═══ Provided data ═══

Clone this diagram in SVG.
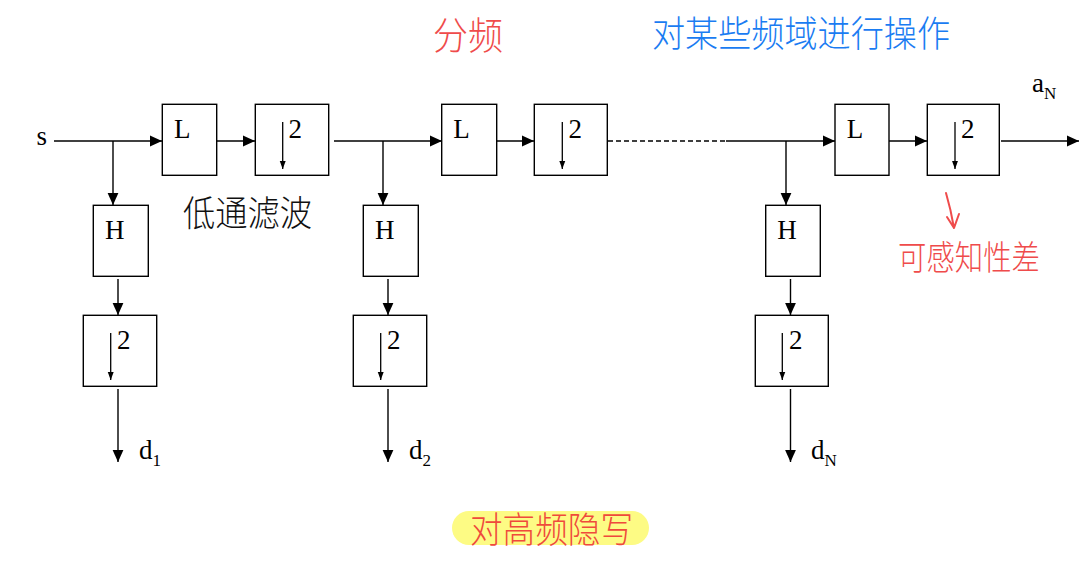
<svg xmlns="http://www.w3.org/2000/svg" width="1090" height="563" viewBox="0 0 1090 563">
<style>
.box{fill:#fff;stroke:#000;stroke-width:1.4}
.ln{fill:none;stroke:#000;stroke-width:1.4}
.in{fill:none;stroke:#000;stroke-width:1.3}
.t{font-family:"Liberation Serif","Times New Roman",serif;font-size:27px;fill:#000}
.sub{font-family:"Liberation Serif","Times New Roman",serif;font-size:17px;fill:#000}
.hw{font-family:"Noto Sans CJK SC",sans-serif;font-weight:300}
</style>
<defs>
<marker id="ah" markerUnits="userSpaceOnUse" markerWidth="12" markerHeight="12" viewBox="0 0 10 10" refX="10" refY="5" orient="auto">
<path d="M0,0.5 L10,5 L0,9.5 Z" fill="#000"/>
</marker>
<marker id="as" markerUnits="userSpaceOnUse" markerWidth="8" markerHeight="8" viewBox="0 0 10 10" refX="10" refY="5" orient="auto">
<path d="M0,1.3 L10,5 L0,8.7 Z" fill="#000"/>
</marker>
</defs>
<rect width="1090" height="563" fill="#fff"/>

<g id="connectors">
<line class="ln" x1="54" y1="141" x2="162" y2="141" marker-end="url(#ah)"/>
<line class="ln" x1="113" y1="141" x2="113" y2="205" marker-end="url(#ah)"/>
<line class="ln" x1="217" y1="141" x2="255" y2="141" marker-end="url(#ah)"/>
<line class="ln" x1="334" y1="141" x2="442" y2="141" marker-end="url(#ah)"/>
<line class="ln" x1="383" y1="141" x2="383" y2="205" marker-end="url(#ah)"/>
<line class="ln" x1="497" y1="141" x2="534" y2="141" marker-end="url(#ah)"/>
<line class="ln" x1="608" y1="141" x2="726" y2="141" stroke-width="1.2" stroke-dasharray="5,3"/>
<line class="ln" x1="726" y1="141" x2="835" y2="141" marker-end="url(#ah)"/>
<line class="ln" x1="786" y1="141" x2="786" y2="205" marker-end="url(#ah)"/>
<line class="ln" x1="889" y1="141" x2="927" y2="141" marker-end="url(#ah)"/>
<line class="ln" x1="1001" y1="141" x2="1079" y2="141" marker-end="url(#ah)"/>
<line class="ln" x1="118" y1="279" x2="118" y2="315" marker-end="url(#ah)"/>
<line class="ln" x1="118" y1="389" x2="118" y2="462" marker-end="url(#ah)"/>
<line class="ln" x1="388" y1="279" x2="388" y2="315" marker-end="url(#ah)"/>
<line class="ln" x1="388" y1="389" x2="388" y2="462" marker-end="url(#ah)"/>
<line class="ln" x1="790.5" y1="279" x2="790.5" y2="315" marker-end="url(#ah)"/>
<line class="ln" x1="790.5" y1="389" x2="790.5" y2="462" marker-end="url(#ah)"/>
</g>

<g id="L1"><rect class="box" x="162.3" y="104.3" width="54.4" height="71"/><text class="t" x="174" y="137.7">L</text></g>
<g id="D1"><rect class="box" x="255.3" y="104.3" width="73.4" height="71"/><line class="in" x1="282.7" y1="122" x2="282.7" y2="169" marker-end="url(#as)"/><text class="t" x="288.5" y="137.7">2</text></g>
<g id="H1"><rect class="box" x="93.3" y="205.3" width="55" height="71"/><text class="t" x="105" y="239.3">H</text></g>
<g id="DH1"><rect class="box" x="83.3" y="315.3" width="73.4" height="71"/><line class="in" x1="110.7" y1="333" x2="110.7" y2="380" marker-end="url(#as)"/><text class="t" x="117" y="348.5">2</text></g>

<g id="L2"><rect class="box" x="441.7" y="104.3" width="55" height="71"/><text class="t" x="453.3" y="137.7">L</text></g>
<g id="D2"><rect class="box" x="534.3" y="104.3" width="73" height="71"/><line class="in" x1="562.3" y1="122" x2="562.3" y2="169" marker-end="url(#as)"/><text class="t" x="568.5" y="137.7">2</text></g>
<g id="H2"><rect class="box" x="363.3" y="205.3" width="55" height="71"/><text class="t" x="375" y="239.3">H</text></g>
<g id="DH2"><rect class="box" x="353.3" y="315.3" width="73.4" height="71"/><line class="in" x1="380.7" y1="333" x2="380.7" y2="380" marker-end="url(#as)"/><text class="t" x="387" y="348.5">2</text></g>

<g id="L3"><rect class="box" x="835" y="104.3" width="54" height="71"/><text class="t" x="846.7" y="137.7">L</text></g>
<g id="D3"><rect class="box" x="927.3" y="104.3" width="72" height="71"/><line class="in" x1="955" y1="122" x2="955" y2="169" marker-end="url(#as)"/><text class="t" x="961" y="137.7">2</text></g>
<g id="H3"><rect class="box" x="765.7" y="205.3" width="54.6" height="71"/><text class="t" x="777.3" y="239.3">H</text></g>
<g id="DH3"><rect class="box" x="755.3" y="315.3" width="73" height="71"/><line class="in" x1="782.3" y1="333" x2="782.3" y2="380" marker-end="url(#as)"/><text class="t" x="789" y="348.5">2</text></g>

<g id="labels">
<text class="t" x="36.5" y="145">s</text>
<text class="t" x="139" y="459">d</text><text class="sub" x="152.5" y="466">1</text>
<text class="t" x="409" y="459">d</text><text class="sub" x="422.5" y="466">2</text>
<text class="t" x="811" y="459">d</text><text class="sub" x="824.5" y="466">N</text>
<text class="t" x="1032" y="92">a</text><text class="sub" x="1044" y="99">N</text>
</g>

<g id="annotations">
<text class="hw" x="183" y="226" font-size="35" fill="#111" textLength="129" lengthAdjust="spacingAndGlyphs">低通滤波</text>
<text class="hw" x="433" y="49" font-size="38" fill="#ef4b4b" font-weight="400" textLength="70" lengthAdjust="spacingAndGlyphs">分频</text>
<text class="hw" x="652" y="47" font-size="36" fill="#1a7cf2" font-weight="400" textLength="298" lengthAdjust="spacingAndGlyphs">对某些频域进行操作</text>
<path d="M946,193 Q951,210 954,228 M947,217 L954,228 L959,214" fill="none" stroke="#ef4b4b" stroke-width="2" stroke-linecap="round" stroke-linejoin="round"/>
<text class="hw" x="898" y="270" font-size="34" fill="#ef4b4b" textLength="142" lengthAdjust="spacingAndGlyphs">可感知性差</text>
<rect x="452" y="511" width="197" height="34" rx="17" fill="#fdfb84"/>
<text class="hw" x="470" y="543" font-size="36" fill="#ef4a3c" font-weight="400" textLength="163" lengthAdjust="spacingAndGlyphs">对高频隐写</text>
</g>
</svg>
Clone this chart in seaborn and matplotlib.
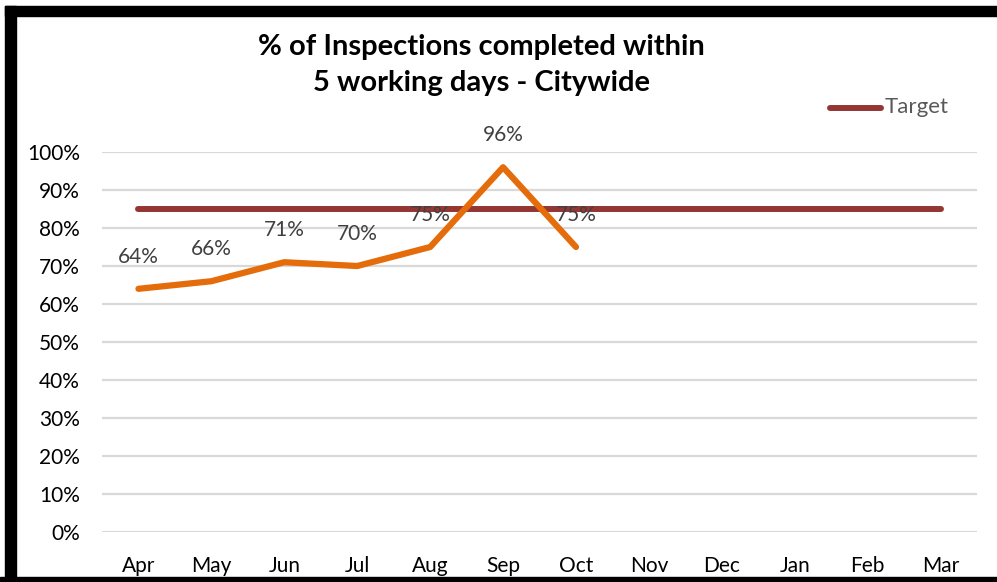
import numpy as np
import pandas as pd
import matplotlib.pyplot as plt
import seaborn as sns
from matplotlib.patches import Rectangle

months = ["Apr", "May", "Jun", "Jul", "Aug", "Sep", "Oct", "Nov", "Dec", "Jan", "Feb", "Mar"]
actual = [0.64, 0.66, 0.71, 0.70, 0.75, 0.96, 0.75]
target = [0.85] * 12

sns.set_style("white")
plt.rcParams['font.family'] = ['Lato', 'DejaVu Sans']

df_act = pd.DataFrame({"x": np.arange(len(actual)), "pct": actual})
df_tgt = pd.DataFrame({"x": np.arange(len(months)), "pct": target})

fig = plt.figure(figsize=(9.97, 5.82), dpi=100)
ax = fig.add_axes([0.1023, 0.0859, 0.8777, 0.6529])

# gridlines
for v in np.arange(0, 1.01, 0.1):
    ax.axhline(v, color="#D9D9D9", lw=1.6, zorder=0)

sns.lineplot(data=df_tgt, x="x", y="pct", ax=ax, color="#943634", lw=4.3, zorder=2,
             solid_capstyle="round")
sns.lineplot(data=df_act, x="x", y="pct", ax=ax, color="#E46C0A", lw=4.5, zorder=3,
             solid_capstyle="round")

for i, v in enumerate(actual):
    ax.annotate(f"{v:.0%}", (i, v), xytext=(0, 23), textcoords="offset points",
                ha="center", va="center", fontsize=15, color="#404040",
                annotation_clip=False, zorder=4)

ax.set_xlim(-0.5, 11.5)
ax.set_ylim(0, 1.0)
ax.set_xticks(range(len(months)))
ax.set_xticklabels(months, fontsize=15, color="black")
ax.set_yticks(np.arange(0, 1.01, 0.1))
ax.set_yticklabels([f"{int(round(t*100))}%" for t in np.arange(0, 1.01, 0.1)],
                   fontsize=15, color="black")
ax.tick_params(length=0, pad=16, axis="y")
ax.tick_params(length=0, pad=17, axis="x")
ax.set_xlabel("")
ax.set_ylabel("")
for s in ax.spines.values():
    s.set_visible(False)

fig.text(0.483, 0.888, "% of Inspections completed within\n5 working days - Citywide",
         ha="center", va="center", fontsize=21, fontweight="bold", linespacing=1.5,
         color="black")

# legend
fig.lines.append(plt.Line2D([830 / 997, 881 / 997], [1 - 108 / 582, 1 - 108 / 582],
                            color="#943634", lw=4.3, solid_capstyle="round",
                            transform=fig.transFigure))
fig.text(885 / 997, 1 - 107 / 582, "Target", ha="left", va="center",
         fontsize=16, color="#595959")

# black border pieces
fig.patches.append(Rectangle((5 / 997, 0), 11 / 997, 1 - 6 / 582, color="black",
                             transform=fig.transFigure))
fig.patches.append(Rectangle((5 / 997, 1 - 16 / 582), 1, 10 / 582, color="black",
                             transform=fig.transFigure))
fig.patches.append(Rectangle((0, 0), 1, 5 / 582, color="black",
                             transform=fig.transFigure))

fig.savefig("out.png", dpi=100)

═══

_Given task_: Search the data for "seaborn". Copy every line that has it.

_Solved exercise_:
Clone this chart in seaborn and matplotlib.
import seaborn as sns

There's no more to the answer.